Es ist durchaus umstritten, ob es sich dabei nicht um falsch verstandene Prozessökonomie handelt, aber seit einer Entscheidung des Landgerichts (LG) München von Februar 2020 scheinen bei anderen Landgerichten die Hemmschwellen gefallen zu sein. Dass zehntausende Kunden von Inkassounternehmen buchstäblich im Regen stehen und vielleicht ihre Ansprüche komplett verlieren, ist aus Sicht der Landgerichte vermutlich selbstverschuldete Armut. Nach dem Motto: Warum gehen die Leute zu solchen Inkassounternehmen?
"Für die BRAK öffnet sich das Tor zur Hölle"
Wie geht es nach der Anhörung im Bundestag nun weiter? Grundsätzlich sollte Politik mit dem Betrachten der Wirklichkeit beginnen, und die Welt sollte durch ein neues Gesetz besser sein als ohne. Der Gesetzesentwurf nimmt die Perspektive von Mandanten und Kunden ein und versucht, die gestörte Balance wieder ins Lot zu bringen, indem viele Zweifelsfragen der Inkassounternehmen weitgehend geklärt werden (gut für die Kunden), die Anwaltschaft aber in die Lage versetzt wird, jedenfalls teilweise ähnlich attraktive Angebote wie die Inkassounternehmer anzubieten (also jedenfalls nicht schlecht für die Anwaltschaft).

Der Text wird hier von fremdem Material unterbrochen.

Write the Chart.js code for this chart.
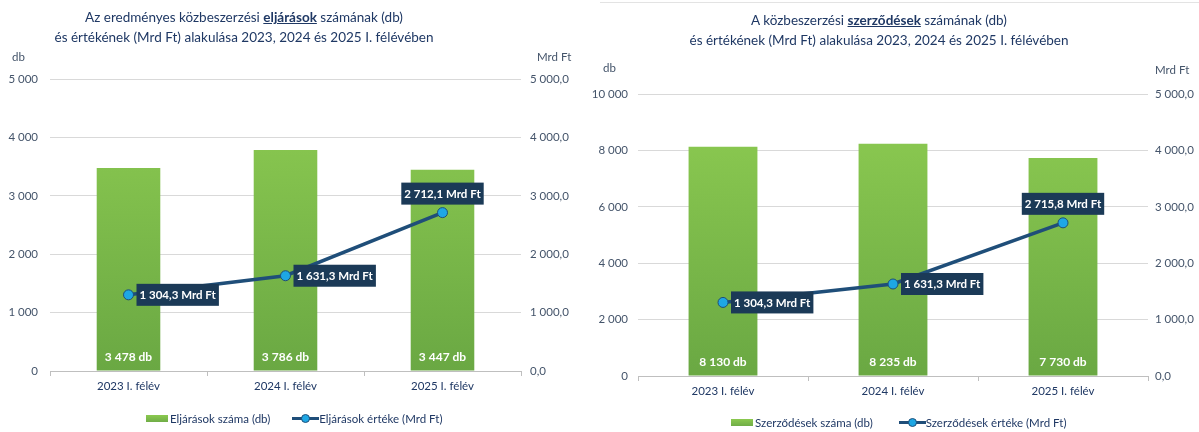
<!DOCTYPE html>
<html><head><meta charset="utf-8">
<script src="https://cdn.jsdelivr.net/npm/chart.js@4/dist/chart.umd.min.js"></script>
<style>
html,body{margin:0;padding:0;background:#fff;}
body{width:1199px;height:432px;position:relative;overflow:hidden;font-family:Lato,"Open Sans",sans-serif;}
.wrap{position:absolute;top:0;height:432px;}
.title{position:absolute;color:#1f3864;font-size:13.5px;line-height:20px;text-align:center;white-space:nowrap;}
.title b{text-decoration:underline;}
.ax{position:absolute;color:#44546a;font-size:11.5px;}
.legend{position:absolute;color:#1f3864;font-size:11.5px;white-space:nowrap;display:flex;align-items:center;}
.legend .box{display:inline-block;width:22px;height:7px;background:linear-gradient(#8bc94f,#70ad47);margin-right:2px;}
.legend .ln{display:inline-block;width:27px;height:10px;position:relative;margin-left:22px;margin-right:0px;}
.legend .ln:before{content:"";position:absolute;left:0;right:0;top:3.5px;height:3px;background:#1f4e79;}
.legend .ln:after{content:"";position:absolute;border-radius:50%;background:#1ea7e4;border:1px solid #1f4e79;width:7px;height:7px;left:9px;top:0.5px;}
.topline{position:absolute;left:600px;top:2px;width:599px;height:1px;background:#e3e3e3;}
</style></head>
<body>
<div class="topline"></div>
<div class="wrap" style="left:0;width:585px;"><canvas id="c1" width="585" height="432"></canvas></div>
<div class="wrap" style="left:585px;width:614px;"><canvas id="c2" width="614" height="432"></canvas></div>
<div class="title" style="left:244px;top:7px;transform:translateX(-50%);">Az eredményes közbeszerzési <b>eljárások</b> számának (db)<br>és értékének (Mrd Ft) alakulása 2023, 2024 és 2025 I. félévében</div>
<div class="title" style="left:879px;top:10px;transform:translateX(-50%);">A közbeszerzési <b>szerződések</b> számának (db)<br>és értékének (Mrd Ft) alakulása 2023, 2024 és 2025 I. félévében</div>
<div class="ax" style="left:12px;top:50px;">db</div>
<div class="ax" style="left:537px;top:50px;">Mrd Ft</div>
<div class="ax" style="left:603px;top:61px;">db</div>
<div class="ax" style="left:1155px;top:63px;">Mrd Ft</div>
<div class="legend" style="left:146px;top:412px;"><span class="box"></span>Eljárások száma (db)<span class="ln"></span>Eljárások értéke (Mrd Ft)</div>
<div class="legend" style="left:731px;top:416px;"><span class="box"></span>Szerződések száma (db)<span class="ln" style="margin-left:26px"></span>Szerződések értéke (Mrd Ft)</div>
<script>
const categories = ["2023 I. félév","2024 I. félév","2025 I. félév"];
const eljarasSzama = [3478, 3786, 3447];
const eljarasErteke = [1304.3, 1631.3, 2712.1];
const szerzodesSzama = [8130, 8235, 7730];
const szerzodesErteke = [1304.3, 1631.3, 2715.8];
const leftMax1 = 5000, leftStep1 = 1000;
const leftMax2 = 10000, leftStep2 = 2000;
const rightMax = 5000, rightStep = 1000;

function fmt(v, dec){
  const s = v.toFixed(dec).split('.');
  const int = s[0].replace(/\B(?=(\d{3})+(?!\d))/g,' ');
  return dec ? int + ',' + s[1] : int;
}

const labelPlugin = {
  id:'labels',
  afterDatasetsDraw(chart){
    const ctx = chart.ctx;
    ctx.save();
    const bm = chart.getDatasetMeta(0);
    ctx.font = 'bold 12px Lato, sans-serif';
    ctx.fillStyle = '#ffffff';
    ctx.textAlign='center'; ctx.textBaseline='middle';
    bm.data.forEach((el,i)=>{
      ctx.fillText(fmt(chart.data.datasets[0].data[i],0)+' db', el.x, el.base - 13);
    });
    ctx.font = 'bold 11.5px Lato, sans-serif';
    const lm = chart.getDatasetMeta(1);
    lm.data.forEach((el,i)=>{
      const txt = fmt(chart.data.datasets[1].data[i],1)+' Mrd Ft';
      const w = ctx.measureText(txt).width + 6, h = 22;
      let bx, by;
      if(i < 2){ bx = el.x + 8; by = el.y - h/2; }
      else { bx = el.x - w/2; by = el.y - 8 - h; }
      ctx.fillStyle = '#1b3a57';
      ctx.fillRect(bx, by, w, h);
      ctx.fillStyle = '#ffffff';
      ctx.fillText(txt, bx + w/2, by + h/2 + 0.5);
    });
    ctx.restore();
  }
};

function makeChart(id, bars, line, leftMax, leftStep, geo){
  const ctx = document.getElementById(id);
  return new Chart(ctx, {
    data:{
      labels: categories,
      datasets:[
        {type:'bar', data: bars, yAxisID:'y', order:2,
         backgroundColor(c){
           const ca = c.chart.chartArea; if(!ca) return '#7dbb4b';
           const g = c.chart.ctx.createLinearGradient(0, ca.top, 0, ca.bottom);
           g.addColorStop(0,'#8fcd52'); g.addColorStop(1,'#6aa843'); return g;
         },
         categoryPercentage:1, barPercentage:0.405},
        {type:'line', data: line, yAxisID:'y1', order:1,
         borderColor:'#1f4e79', borderWidth:3.5, pointRadius:5, pointHoverRadius:5,
         pointBackgroundColor:'#1ea7e4', pointBorderColor:'#1f4e79', pointBorderWidth:1, tension:0}
      ]
    },
    options:{
      responsive:false, animation:false,
      layout:{padding:{left:0,right:0,top:geo.top,bottom:432-geo.bottom-30}},
      plugins:{legend:{display:false}, tooltip:{enabled:false}},
      scales:{
        x:{
          offset:true,
          grid:{offset:true, drawOnChartArea:false, drawTicks:true, tickLength:5, color:'#bfbfbf'},
          border:{display:true, color:'#bfbfbf'},
          ticks:{color:'#1f3864', font:{family:'Lato', size:11.5}, padding:3},
          afterFit(s){ s.height = 30; }
        },
        y:{
          position:'left', min:0, max:leftMax,
          ticks:{stepSize:leftStep, color:'#44546a', padding:geo.lpad, font:{family:'Lato', size:11.5},
                 callback:v=>fmt(v,0)},
          grid:{color:'#d9d9d9', drawTicks:false, lineWidth:1},
          border:{display:false},
          afterFit(s){ s.width = geo.left; }
        },
        y1:{
          position:'right', min:0, max:rightMax,
          ticks:{stepSize:rightStep, color:'#44546a', padding:geo.rpad, font:{family:'Lato', size:11.5},
                 callback:v=>fmt(v,1)},
          grid:{display:false, drawTicks:false},
          border:{display:false},
          afterFit(s){ s.width = geo.rightW; }
        }
      }
    },
    plugins:[labelPlugin]
  });
}

makeChart('c1', eljarasSzama, eljarasErteke, leftMax1, leftStep1,
  {top:79, bottom:371, left:50, lpad:12, rightW:64, rpad:9});
makeChart('c2', szerzodesSzama, szerzodesErteke, leftMax2, leftStep2,
  {top:94, bottom:376, left:53, lpad:10, rightW:51, rpad:7});
</script>
</body></html>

Für die BRAK öffnet sich hier das Tor zur Hölle. Nun mag man einwenden, dass es aus den letzten Jahren kaum ein Reformvorhaben im anwaltlichen Berufsrecht gab (mit Ausnahme der Gebührenerhöhung), bei dem die BRAK nicht das Ende der Welt gekommen sah, und solche Kassandrarufe nutzen sich irgendwann auch mal ab.
Aber es gibt schon auch ernstzunehmende Einwände: Die jetzige Situation sei inkohärent, aber der Gesetzesentwurf mache alles nur weniger inkohärent, aber nicht kohärent. Denn auch mit diesem Gesetz unterliegt die Anwaltschaft im Inkassobereich deutlich strengeren Anforderungen als ein Inkassounternehmen.
Muss es die Rechtsprechung weiter richten?
Es verbleiben auch Risiken für Verbraucherinnen und Verbraucher – etwa im Insolvenzfall eines Inkassounternehmens, bei der Behandlung von Fremdgeldern, bei Interessenkonflikten und der Verschwiegenheitspflicht. Die Frage ist nur: Lassen sich die Unterschiede und die verbleibenden Risiken rechtfertigen? Besser heute pragmatisch etwas tun, als die jetzige Situation weiter ins Kraut schießen zu lassen, womit niemandem gedient ist – auch und gerade nicht der Anwaltschaft!
Was wird jetzt? Wird das Vorhaben in die nächste Legislaturperiode verschoben? Das wäre keine gute Lösung. Bis dahin gilt immerhin die bisherige Lexfox-Rechtsprechung des BGH. Für die Anwaltschaft keine ideale Situation. Und in den gebündelten Klageverfahren, in denen derzeit die Kunden und Mandanten die Hauptleidtragenden sind, bekommen demnächst die Oberlandesgerichte und dann erneut der BGH sehr viel zu tun.
Der Autor Rechtsanwalt Markus Hartung ist Senior Fellow am Center on the Legal Profession an der Bucerius Law School, Hamburg/Berlin. An der Anhörung zum Legal-Tech-Gesetzentwurf am 5. Mai im Deutschen Bundestag nahm er als Sachverständiger teil.